> [Data shown]:

........

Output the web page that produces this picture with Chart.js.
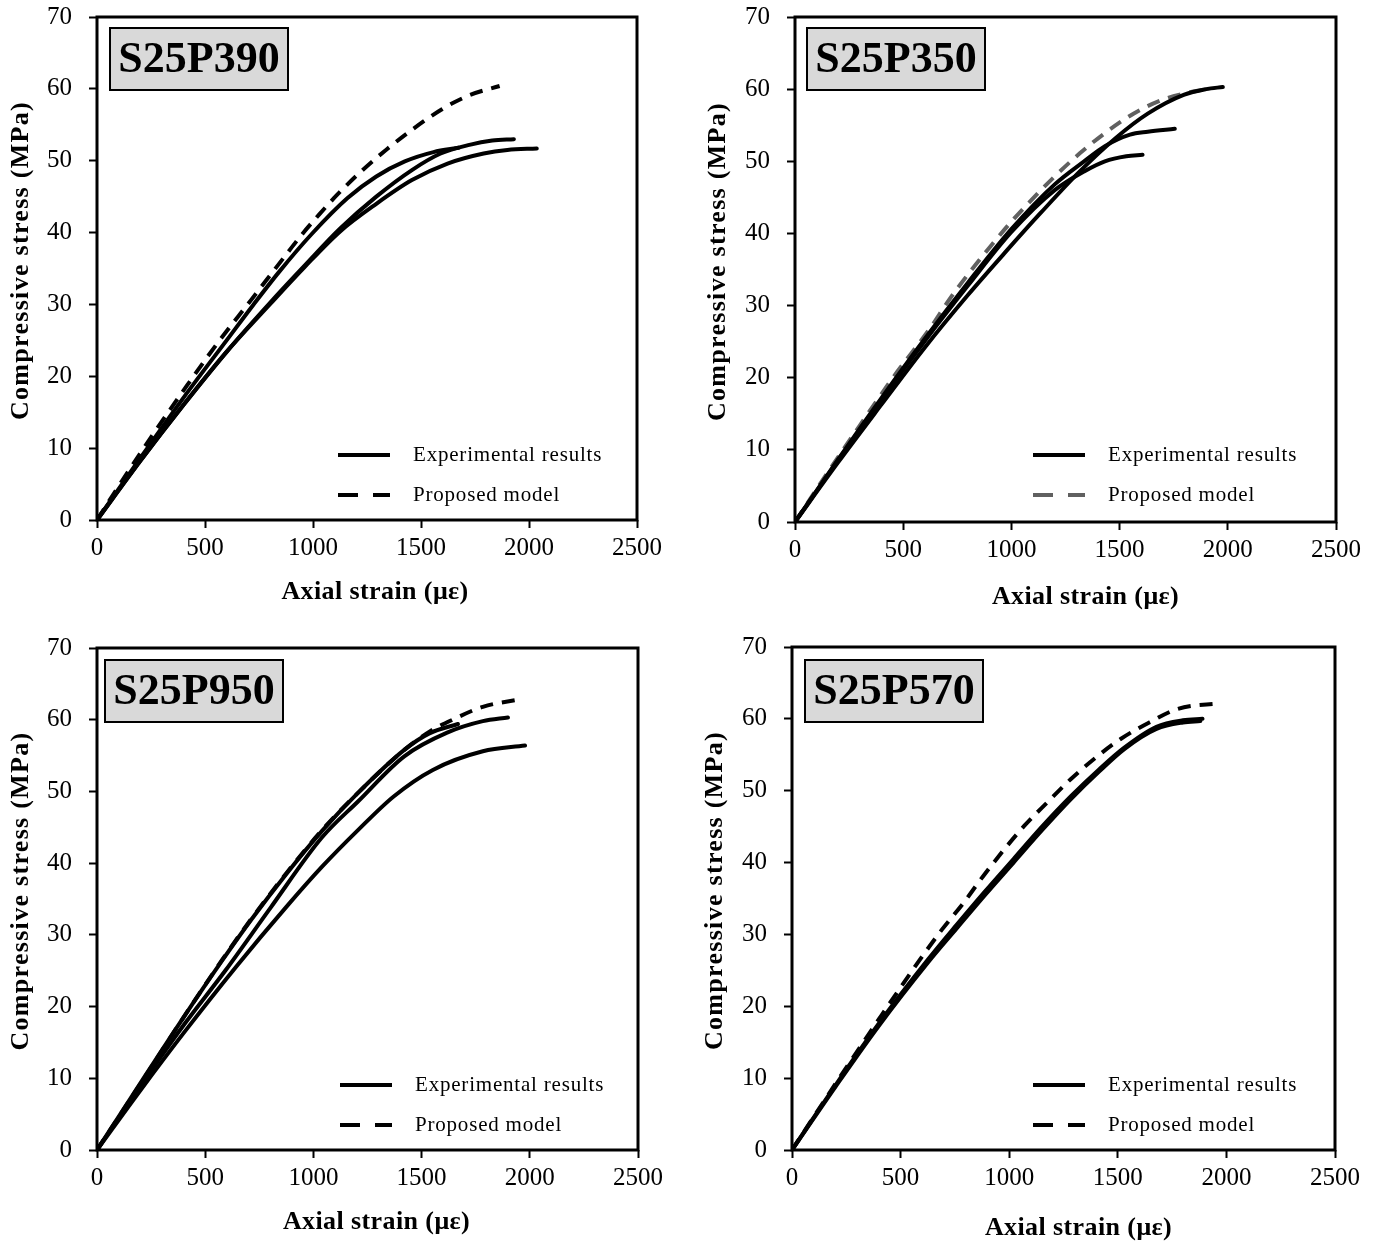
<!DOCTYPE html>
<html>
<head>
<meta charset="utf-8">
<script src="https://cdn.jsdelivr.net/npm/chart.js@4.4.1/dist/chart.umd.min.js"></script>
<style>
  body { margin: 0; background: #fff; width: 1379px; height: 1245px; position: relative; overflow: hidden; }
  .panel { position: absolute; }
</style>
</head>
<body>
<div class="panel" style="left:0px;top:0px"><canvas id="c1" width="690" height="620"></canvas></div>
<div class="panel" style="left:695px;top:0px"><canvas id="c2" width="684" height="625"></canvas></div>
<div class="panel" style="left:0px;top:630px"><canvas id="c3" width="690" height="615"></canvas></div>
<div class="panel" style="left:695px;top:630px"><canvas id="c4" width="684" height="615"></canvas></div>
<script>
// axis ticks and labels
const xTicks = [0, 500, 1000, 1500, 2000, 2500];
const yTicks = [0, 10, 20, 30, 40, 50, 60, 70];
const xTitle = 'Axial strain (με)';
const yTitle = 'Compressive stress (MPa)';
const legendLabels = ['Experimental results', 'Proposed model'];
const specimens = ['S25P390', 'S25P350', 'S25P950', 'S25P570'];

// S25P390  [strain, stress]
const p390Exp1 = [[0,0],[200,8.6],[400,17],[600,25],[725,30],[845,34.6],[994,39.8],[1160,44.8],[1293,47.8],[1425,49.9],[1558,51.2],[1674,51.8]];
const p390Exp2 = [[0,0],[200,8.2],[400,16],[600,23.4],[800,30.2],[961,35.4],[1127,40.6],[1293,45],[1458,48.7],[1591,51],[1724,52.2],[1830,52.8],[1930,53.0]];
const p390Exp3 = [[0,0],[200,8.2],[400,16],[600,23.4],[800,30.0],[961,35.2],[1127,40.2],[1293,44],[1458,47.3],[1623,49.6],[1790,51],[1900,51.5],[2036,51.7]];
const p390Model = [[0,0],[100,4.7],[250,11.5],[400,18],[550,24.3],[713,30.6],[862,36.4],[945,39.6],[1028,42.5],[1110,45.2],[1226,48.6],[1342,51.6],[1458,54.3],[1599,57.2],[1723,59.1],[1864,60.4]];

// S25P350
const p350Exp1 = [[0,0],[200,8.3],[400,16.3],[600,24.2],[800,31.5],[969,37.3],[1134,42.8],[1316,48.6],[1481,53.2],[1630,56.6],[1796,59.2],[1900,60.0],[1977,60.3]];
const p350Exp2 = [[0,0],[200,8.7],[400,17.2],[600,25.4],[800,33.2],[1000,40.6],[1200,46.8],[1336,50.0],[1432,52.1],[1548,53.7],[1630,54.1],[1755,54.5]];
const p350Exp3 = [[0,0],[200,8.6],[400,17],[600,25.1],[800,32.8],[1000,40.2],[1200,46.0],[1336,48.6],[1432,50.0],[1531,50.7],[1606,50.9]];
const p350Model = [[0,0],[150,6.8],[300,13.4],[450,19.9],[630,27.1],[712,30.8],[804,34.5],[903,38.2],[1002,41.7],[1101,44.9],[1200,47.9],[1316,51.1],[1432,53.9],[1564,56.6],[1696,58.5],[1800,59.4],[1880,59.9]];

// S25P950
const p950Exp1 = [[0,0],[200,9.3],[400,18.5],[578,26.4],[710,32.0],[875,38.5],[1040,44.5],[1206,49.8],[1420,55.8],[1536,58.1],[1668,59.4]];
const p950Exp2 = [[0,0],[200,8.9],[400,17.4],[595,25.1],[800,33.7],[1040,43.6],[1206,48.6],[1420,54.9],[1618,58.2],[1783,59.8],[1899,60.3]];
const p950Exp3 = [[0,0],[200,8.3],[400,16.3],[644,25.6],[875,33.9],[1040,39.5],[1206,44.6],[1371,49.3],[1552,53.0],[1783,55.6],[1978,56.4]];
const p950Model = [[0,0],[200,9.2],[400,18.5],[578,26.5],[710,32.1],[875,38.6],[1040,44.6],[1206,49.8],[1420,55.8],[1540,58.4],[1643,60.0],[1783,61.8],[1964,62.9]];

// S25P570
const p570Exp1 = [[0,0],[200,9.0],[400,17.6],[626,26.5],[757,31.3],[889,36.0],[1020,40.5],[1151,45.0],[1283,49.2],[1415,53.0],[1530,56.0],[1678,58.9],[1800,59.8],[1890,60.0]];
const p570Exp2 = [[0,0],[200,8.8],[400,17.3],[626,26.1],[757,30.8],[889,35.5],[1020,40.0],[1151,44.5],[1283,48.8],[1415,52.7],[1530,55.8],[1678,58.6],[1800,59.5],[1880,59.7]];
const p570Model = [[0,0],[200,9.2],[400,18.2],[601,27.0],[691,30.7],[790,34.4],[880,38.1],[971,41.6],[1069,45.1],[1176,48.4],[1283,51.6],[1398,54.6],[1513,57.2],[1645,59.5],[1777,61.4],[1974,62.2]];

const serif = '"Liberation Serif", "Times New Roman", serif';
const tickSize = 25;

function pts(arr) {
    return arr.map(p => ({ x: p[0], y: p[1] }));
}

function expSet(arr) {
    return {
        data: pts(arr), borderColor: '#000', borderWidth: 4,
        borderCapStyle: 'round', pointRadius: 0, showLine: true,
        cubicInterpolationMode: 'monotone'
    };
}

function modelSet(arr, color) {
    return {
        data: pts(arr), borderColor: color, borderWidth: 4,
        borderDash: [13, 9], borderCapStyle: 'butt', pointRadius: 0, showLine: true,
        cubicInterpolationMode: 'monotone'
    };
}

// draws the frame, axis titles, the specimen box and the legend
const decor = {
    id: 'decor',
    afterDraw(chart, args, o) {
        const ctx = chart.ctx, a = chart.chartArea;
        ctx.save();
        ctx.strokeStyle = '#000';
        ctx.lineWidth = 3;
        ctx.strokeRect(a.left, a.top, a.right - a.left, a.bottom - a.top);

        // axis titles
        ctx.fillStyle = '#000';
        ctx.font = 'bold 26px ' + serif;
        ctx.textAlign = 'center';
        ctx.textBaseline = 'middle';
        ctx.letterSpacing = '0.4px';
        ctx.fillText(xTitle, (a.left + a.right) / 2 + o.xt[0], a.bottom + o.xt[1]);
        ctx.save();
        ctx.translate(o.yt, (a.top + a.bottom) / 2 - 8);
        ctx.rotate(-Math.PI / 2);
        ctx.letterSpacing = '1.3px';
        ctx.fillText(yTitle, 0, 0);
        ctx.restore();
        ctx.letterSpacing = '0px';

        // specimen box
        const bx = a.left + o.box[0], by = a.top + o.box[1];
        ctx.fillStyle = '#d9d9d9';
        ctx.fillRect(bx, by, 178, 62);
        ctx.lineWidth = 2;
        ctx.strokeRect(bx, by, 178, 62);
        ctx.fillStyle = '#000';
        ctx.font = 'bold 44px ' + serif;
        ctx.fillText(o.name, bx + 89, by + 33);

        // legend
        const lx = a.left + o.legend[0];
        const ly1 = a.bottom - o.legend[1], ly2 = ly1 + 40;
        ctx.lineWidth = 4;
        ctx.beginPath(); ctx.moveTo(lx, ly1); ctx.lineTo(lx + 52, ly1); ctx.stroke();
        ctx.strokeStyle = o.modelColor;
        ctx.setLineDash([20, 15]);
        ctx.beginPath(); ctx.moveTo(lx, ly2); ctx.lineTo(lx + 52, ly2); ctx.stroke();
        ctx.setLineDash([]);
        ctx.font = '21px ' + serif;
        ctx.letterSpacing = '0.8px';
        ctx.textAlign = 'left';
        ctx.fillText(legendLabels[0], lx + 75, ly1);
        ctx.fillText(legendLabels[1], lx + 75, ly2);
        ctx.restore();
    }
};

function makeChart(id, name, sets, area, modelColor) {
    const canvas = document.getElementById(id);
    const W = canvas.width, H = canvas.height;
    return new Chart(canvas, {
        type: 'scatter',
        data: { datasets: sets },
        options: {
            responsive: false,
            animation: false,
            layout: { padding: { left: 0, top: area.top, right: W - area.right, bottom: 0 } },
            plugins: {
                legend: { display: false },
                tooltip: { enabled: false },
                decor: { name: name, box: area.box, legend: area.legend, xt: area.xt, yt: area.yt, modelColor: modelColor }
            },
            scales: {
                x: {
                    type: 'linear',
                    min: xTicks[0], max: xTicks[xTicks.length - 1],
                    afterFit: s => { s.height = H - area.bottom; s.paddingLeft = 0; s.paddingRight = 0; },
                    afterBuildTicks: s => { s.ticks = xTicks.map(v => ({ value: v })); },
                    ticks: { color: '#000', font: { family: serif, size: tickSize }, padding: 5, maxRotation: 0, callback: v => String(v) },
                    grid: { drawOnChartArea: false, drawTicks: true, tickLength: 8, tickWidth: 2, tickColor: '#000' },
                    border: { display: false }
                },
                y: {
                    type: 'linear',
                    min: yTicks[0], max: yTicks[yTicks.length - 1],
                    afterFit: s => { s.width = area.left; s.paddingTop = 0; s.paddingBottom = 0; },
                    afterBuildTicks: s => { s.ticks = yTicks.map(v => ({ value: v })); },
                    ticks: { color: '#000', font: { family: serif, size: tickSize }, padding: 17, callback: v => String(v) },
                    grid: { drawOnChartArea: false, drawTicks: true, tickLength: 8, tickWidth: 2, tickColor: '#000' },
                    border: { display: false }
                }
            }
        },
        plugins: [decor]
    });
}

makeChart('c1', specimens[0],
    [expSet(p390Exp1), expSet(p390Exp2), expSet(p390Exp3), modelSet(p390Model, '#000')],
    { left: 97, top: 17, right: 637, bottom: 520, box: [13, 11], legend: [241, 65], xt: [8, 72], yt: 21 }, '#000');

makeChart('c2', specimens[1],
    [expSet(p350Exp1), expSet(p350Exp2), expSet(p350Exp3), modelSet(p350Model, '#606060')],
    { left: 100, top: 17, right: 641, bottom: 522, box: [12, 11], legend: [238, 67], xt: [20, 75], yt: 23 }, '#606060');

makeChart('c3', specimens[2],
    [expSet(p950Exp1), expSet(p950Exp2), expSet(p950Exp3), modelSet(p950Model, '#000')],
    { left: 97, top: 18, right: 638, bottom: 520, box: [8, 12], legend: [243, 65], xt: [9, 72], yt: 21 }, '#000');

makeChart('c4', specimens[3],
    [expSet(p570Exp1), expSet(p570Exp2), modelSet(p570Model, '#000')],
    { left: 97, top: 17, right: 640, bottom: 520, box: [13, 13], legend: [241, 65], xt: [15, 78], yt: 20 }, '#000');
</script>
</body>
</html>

........

> [What you are asked to do]: From the first line above through the line containing "const specimens = ['S25P390', 'S25P350', 'S25P950', 'S25P570'];", copy everything exactly, without the pictures.

> [Task solution]:
Output the web page that produces this picture with Chart.js.
<!DOCTYPE html>
<html>
<head>
<meta charset="utf-8">
<script src="https://cdn.jsdelivr.net/npm/chart.js@4.4.1/dist/chart.umd.min.js"></script>
<style>
  body { margin: 0; background: #fff; width: 1379px; height: 1245px; position: relative; overflow: hidden; }
  .panel { position: absolute; }
</style>
</head>
<body>
<div class="panel" style="left:0px;top:0px"><canvas id="c1" width="690" height="620"></canvas></div>
<div class="panel" style="left:695px;top:0px"><canvas id="c2" width="684" height="625"></canvas></div>
<div class="panel" style="left:0px;top:630px"><canvas id="c3" width="690" height="615"></canvas></div>
<div class="panel" style="left:695px;top:630px"><canvas id="c4" width="684" height="615"></canvas></div>
<script>
// axis ticks and labels
const xTicks = [0, 500, 1000, 1500, 2000, 2500];
const yTicks = [0, 10, 20, 30, 40, 50, 60, 70];
const xTitle = 'Axial strain (με)';
const yTitle = 'Compressive stress (MPa)';
const legendLabels = ['Experimental results', 'Proposed model'];
const specimens = ['S25P390', 'S25P350', 'S25P950', 'S25P570'];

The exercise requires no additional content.